[Rows from a dataset of charts and code]
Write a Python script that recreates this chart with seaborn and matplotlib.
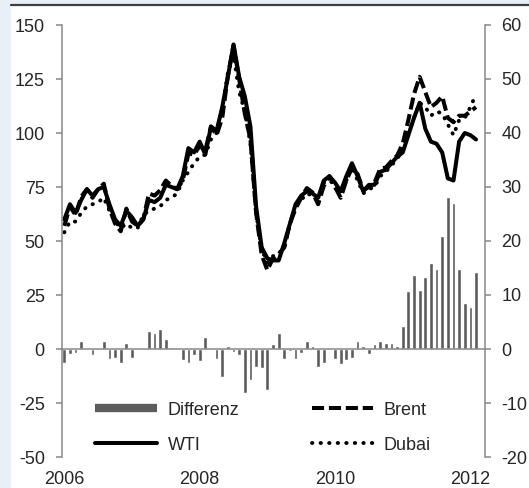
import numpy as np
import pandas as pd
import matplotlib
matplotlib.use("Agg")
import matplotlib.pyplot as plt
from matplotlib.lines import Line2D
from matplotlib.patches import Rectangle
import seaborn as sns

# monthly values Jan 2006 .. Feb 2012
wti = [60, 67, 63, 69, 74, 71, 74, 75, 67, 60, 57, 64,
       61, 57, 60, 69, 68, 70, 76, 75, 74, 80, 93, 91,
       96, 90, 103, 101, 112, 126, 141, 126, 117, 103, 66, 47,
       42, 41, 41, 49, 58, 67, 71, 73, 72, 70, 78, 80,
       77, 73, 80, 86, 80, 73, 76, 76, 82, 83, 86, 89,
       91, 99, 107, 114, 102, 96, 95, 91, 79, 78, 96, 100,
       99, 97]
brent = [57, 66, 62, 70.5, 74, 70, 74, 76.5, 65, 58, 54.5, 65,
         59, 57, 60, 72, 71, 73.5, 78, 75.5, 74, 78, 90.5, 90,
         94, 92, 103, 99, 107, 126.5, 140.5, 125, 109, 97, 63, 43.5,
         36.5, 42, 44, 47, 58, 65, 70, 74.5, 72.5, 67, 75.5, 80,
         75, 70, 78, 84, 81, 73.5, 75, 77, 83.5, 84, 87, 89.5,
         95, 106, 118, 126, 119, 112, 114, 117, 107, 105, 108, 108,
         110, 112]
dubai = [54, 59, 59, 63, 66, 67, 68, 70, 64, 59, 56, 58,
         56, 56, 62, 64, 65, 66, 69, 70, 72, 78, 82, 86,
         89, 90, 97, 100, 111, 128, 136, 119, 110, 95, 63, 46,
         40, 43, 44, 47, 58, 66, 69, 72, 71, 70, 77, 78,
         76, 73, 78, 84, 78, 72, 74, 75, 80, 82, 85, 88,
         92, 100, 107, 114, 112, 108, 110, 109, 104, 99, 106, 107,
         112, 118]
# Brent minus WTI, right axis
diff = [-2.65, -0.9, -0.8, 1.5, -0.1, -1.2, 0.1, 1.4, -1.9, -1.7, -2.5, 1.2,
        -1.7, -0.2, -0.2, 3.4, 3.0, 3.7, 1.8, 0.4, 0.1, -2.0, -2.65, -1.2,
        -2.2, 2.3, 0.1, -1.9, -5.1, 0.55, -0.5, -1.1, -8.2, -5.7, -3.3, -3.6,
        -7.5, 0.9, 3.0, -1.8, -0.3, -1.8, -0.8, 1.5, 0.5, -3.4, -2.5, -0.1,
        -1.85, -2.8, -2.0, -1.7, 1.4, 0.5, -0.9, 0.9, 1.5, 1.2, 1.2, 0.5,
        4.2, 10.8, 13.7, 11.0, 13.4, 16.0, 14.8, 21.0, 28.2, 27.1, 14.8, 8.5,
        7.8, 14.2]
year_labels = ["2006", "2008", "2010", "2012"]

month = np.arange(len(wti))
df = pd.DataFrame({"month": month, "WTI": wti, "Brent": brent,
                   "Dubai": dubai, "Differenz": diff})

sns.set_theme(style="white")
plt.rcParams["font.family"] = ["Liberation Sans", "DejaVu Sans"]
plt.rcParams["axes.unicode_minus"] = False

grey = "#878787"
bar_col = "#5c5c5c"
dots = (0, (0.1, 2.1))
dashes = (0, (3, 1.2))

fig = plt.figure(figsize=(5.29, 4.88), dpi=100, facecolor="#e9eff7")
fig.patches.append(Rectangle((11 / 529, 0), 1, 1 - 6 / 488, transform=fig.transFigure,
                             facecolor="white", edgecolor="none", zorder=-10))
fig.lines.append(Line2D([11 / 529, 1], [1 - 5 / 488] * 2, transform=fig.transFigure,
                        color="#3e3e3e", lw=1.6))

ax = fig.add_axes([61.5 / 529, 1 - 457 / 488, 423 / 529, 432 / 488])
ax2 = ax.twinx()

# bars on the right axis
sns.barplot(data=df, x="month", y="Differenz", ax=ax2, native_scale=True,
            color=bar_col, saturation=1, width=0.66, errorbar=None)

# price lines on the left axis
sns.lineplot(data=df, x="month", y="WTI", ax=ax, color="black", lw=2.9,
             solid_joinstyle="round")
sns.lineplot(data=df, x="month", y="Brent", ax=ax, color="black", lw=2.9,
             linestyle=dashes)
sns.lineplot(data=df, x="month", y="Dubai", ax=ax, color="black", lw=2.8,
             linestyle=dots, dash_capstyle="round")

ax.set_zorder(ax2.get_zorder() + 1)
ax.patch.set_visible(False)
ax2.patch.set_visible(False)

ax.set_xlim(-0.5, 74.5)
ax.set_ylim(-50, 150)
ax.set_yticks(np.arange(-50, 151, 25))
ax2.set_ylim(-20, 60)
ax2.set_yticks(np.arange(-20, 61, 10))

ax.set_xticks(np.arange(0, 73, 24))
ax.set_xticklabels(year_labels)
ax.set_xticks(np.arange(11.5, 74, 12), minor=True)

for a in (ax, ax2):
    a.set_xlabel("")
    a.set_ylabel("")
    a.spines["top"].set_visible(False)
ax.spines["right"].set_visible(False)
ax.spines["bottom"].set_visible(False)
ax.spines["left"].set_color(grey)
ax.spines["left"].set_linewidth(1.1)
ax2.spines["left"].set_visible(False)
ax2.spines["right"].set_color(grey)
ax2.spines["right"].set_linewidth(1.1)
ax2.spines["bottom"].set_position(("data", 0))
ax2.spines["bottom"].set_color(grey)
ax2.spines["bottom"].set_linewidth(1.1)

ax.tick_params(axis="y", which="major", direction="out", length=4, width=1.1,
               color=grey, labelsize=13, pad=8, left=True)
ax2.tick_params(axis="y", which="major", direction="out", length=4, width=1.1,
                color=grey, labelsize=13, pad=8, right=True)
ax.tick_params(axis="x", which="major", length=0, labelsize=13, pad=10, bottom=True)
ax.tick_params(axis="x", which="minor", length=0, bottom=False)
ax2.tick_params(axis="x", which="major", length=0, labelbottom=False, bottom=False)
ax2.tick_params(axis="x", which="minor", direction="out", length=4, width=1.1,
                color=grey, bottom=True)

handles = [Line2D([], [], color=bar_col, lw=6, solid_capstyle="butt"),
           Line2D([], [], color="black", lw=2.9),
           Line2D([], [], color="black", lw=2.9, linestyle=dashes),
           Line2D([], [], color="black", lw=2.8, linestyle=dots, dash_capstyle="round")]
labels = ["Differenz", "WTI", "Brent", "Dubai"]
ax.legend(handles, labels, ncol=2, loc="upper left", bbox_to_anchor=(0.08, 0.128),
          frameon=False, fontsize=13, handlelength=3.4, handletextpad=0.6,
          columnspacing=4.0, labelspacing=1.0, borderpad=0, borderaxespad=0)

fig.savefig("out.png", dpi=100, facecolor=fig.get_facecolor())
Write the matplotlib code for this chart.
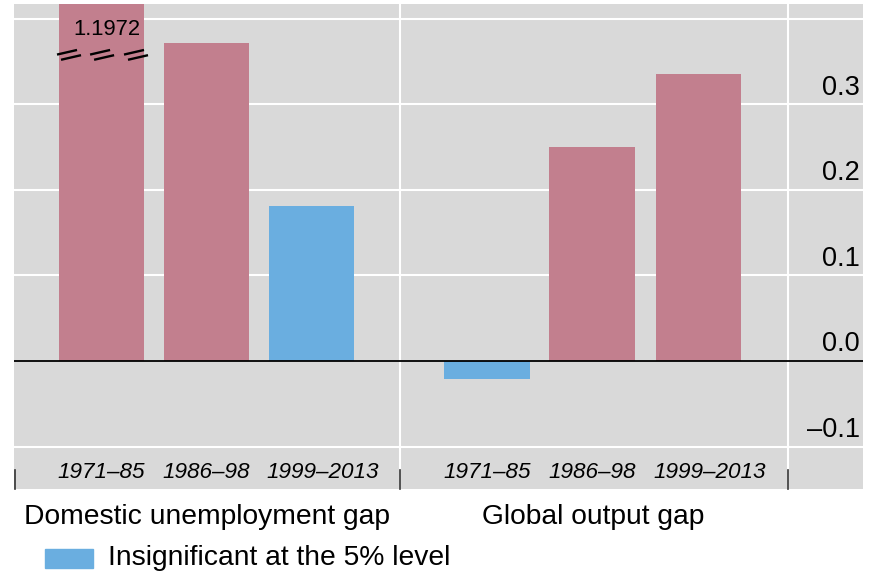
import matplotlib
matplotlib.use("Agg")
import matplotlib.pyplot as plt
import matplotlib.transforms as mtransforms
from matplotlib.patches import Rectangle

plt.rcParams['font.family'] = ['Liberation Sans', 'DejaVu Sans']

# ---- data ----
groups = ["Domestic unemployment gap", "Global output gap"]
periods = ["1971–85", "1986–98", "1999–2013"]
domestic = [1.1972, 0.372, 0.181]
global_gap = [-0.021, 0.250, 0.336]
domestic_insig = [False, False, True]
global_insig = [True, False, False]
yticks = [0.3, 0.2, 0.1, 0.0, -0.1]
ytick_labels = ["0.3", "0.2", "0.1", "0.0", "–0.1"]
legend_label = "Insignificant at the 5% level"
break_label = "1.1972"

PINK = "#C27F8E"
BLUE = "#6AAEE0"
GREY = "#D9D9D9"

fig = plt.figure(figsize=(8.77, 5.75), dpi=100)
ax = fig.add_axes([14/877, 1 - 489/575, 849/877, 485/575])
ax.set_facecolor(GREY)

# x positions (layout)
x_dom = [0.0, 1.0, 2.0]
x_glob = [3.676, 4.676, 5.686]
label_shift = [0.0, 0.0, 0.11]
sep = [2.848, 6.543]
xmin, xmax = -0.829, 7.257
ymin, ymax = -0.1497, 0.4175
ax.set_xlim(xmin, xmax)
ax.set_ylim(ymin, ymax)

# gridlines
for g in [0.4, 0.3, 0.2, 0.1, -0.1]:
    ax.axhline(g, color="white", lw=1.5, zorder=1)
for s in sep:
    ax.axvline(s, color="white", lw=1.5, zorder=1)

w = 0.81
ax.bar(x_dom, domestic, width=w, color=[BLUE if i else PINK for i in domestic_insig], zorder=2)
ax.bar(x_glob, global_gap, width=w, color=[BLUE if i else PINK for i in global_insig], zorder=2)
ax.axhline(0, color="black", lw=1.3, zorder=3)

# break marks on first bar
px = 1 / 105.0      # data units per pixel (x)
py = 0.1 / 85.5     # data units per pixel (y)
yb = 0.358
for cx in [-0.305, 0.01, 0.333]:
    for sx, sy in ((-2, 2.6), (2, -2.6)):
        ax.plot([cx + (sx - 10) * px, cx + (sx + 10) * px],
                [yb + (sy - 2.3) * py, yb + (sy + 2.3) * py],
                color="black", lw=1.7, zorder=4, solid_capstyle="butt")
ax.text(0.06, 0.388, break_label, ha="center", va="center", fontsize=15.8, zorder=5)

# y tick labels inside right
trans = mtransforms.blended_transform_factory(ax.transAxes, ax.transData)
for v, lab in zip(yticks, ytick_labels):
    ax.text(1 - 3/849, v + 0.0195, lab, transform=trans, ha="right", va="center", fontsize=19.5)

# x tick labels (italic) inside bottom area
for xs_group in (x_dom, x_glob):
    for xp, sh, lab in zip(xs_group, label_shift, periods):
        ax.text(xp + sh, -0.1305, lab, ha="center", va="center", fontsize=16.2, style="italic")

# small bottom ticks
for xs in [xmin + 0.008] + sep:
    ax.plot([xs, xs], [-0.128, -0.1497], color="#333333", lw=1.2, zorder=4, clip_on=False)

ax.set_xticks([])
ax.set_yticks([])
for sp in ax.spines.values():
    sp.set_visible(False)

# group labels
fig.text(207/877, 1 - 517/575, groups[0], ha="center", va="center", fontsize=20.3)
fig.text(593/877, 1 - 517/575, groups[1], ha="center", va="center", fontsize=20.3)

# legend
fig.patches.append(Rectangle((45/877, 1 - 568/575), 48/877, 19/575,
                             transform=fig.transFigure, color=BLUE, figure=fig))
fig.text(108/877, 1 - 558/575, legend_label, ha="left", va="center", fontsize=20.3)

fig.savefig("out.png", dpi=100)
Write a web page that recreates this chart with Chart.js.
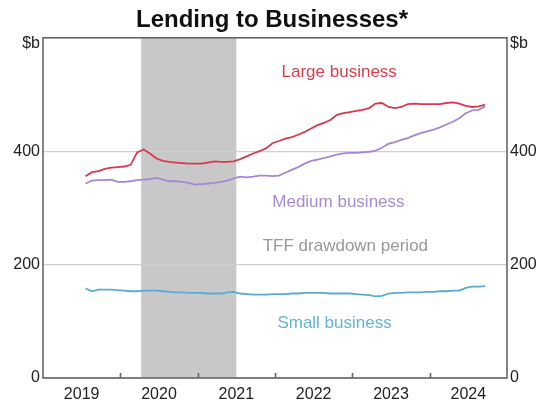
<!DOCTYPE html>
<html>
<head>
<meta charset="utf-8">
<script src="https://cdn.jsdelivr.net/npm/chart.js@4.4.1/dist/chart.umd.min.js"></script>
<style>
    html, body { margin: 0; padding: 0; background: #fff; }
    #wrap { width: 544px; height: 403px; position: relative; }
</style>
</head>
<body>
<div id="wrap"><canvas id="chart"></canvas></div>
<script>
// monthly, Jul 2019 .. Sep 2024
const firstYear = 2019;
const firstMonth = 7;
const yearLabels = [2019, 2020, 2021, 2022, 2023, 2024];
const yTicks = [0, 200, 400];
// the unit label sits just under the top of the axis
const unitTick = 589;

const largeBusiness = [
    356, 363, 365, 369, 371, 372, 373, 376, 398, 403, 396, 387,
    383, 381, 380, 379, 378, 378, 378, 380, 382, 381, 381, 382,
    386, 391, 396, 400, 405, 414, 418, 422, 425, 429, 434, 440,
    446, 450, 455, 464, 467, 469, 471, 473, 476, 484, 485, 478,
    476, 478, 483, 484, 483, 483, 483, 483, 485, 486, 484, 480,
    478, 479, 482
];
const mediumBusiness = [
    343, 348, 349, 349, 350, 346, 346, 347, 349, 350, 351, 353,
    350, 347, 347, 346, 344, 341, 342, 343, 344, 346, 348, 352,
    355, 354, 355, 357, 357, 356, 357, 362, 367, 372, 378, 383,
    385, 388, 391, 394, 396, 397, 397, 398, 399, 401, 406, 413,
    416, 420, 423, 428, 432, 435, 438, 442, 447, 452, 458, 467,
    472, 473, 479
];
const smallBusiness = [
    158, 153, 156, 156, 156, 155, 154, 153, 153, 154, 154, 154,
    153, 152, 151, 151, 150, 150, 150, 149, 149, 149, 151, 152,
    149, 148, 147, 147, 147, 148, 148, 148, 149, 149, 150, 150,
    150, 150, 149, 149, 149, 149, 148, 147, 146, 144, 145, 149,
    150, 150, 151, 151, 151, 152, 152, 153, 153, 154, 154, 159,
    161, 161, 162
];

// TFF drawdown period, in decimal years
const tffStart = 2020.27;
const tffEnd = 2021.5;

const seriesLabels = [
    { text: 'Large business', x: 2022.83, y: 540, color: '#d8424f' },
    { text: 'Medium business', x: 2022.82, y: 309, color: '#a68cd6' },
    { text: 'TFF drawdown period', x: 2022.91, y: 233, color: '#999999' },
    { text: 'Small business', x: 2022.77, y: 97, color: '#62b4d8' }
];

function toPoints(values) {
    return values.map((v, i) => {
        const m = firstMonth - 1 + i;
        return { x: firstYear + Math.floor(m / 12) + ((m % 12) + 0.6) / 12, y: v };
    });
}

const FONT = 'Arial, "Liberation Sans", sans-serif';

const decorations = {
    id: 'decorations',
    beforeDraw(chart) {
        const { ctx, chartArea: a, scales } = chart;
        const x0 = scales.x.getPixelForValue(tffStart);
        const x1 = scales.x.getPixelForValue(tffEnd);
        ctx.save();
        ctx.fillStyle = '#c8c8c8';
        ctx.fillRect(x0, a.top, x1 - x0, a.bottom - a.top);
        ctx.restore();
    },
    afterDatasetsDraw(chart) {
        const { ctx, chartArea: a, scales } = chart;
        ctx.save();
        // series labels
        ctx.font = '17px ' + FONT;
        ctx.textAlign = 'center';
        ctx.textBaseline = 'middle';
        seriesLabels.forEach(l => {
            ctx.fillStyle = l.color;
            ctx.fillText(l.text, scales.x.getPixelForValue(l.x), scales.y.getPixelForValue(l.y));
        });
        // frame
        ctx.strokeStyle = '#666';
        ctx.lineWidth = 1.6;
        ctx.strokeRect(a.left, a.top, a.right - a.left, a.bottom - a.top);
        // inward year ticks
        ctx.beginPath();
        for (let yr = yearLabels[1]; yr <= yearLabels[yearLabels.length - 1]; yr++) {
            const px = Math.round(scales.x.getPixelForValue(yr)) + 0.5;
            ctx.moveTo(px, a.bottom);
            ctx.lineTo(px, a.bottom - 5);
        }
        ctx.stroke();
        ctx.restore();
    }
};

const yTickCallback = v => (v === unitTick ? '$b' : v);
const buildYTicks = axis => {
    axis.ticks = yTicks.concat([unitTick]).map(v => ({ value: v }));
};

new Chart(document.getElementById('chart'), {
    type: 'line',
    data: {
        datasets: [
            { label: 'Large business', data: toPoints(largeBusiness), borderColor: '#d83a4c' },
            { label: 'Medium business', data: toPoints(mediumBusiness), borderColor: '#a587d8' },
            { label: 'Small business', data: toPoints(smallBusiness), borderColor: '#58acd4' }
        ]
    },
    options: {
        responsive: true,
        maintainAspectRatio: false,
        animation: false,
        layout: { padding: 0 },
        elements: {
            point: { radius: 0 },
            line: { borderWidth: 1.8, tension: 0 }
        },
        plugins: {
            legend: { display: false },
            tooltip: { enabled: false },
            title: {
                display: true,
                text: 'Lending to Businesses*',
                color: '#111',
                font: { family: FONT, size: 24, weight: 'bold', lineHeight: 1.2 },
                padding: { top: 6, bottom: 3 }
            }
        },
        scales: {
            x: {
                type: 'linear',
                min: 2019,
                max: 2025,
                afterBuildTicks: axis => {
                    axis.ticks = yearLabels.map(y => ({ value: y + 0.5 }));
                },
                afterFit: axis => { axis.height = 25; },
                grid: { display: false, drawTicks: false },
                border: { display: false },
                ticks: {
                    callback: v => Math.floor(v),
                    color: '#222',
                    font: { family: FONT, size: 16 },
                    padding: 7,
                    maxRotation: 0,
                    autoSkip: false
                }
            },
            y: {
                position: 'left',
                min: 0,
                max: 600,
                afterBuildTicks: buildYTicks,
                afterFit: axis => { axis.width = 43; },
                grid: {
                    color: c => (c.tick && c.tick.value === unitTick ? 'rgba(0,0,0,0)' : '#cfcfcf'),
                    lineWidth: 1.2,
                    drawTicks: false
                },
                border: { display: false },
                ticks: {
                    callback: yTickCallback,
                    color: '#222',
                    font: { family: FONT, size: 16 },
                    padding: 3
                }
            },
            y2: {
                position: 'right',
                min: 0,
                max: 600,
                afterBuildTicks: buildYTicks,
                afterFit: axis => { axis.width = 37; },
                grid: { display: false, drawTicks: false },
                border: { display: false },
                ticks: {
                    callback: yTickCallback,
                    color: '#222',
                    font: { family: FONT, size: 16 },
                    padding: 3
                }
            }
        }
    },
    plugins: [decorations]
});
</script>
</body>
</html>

### Direction
Repeat exactly the lines from the first line of the records above through the line containing "import seaborn as sns", leaving out the pictures.

### Solved exercise
Write a Python script that recreates this chart with seaborn and matplotlib.
import numpy as np
import pandas as pd
import matplotlib
matplotlib.use("Agg")
import matplotlib.pyplot as plt
from matplotlib.lines import Line2D
from matplotlib.patches import Rectangle
import seaborn as sns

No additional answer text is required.